With the addition of the TAG logo, the emblem became a whole lot more colorful: TAG stuck to its signature green for its part (and also choose to stick with the arrowed font it had employed on previous logos), while Heuer went for a clashing orange. Below the emblem, the words “TAG Heuer Swiss Avant-Garde Since 1860” was added in a simple font. The end result was a much more colorful, striking statement than the logo of old, and one that TAG Heuer clearly believed better fitting for their new image and identity.

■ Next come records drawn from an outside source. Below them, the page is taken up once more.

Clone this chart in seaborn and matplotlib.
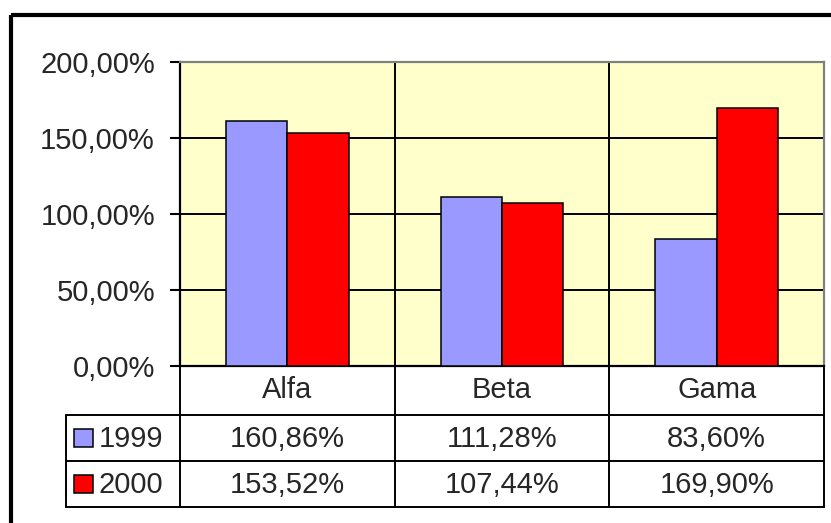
import matplotlib
matplotlib.use("Agg")
import matplotlib.pyplot as plt
import matplotlib.transforms as mtransforms
from matplotlib.patches import Rectangle
from matplotlib.ticker import FuncFormatter
import seaborn as sns
import pandas as pd

categories = ["Alfa", "Beta", "Gama"]
years = ["1999", "2000"]
values_1999 = [160.86, 111.28, 83.60]
values_2000 = [153.52, 107.44, 169.90]
y_ticks = [0, 50, 100, 150, 200]
colors = ["#9999FF", "#FF0000"]

df = pd.DataFrame({
    "cat": categories * 2,
    "year": [years[0]] * 3 + [years[1]] * 3,
    "val": values_1999 + values_2000,
})

def pct(v):
    return f"{v:.2f}%".replace(".", ",")

sns.set_style("white")
plt.rcParams["font.family"] = ["Liberation Sans", "DejaVu Sans"]

W, H = 831, 523
FS = 21
fig = plt.figure(figsize=(W / 100, H / 100), dpi=100)

# overlay in pixel coordinates for border and data table
over = fig.add_axes([0, 0, 1, 1], zorder=0)
over.set_xlim(0, W)
over.set_ylim(H, 0)
over.axis("off")

L, R, T, B = 180, 824, 62, 366
ax = fig.add_axes([L / W, 1 - B / H, (R - L) / W, (B - T) / H], zorder=2)
ax.set_facecolor("#FFFFCC")

sns.barplot(data=df, x="cat", y="val", hue="year", palette=colors,
            saturation=1, width=0.57, edgecolor="black", linewidth=1.1,
            ax=ax, legend=False, zorder=3)
ax.set_ylim(0, 200)
ax.set_xlim(-0.5, 2.5)
ax.set_xlabel(""); ax.set_ylabel("")
ax.set_xticks([])
ax.set_yticks(y_ticks)
ax.yaxis.set_major_formatter(FuncFormatter(lambda v, p: pct(v)))
ax.tick_params(axis="y", direction="out", length=7, width=1.5,
               pad=11, labelsize=FS, left=True, color="black")
for y in y_ticks[1:-1]:
    ax.axhline(y, color="black", lw=1.4, zorder=1)
for x in [0.5, 1.5]:
    ax.axvline(x, color="black", lw=1.4, zorder=1)
ax.spines["left"].set_color("black"); ax.spines["left"].set_linewidth(1.6)
ax.spines["bottom"].set_color("black"); ax.spines["bottom"].set_linewidth(1.6)
for s in ["top", "right"]:
    ax.spines[s].set_color("#808080"); ax.spines[s].set_linewidth(1.6)

# outer chart border (runs off the image on right and bottom)
over.add_patch(Rectangle((10.5, 14.5), W + 20, H + 20, fill=False,
                         edgecolor="black", lw=3))

# data table
tr = mtransforms.blended_transform_factory(ax.transData, over.transData)
rows = [366, 415, 461, 507]
lw = 1.4
over.plot([L, R], [rows[0], rows[0]], color="black", lw=lw)
for y in rows[1:]:
    over.plot([66, R], [y, y], color="black", lw=lw)
over.plot([66, 66], [rows[1], rows[3]], color="black", lw=lw)
for x in [-0.5, 0.5, 1.5, 2.5]:
    over.plot([x, x], [rows[0], rows[3]], color="black", lw=lw, transform=tr)

for i, c in enumerate(categories):
    over.text(i, (rows[0] + rows[1]) / 2, c, transform=tr, ha="center",
              va="center", fontsize=FS)
for r, (yr, vals, col) in enumerate(zip(years, [values_1999, values_2000], colors)):
    yc = (rows[r + 1] + rows[r + 2]) / 2
    over.add_patch(Rectangle((74, yc - 9), 19, 18, facecolor=col,
                             edgecolor="black", lw=1.1))
    over.text(99, yc + 1, yr, ha="left", va="center", fontsize=FS)
    for i, v in enumerate(vals):
        over.text(i, yc + 1, pct(v), transform=tr, ha="center",
                  va="center", fontsize=FS)

fig.savefig("out.png", dpi=100)
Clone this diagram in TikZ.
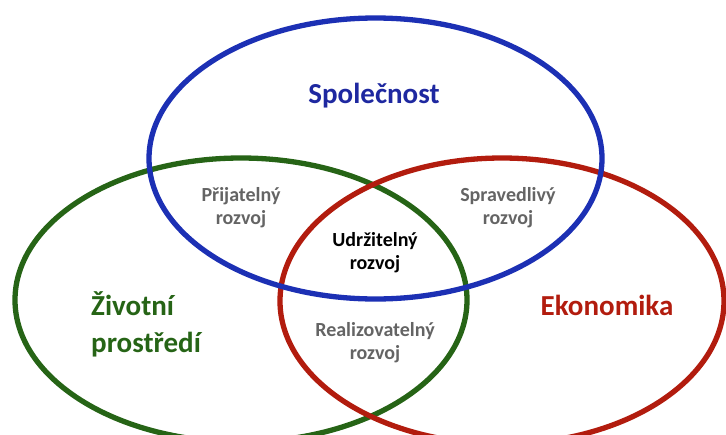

Changing Times, Changing Logos
For the next 15 years, the Tag Heuer logo remained unchanged. But nothing lasts for ever. In 2015, the brand decided it was time for a re-think. As 1000logos.net notes, the main change to come into effect was the rearrangement of the words ‘TAG Heuer Swiss Avant-Garde Since 1860’. Having previously appeared below the emblem, they were now moved to the right of it, a change that remains in place to this day. In another alteration, the arrowed font used for the TAG part of the logo was abandoned in favor of a much clearer and more legible sans serif type. The color combo of orange and green, on the other hand, remained the same, providing quite the colorful statement, especially when compared to the rather more conservative emblems of other Swiss heritage companies. Since 2015, the Tag Heuer logo has remained unchanged… although whether we might see any more alterations in the future, who can say?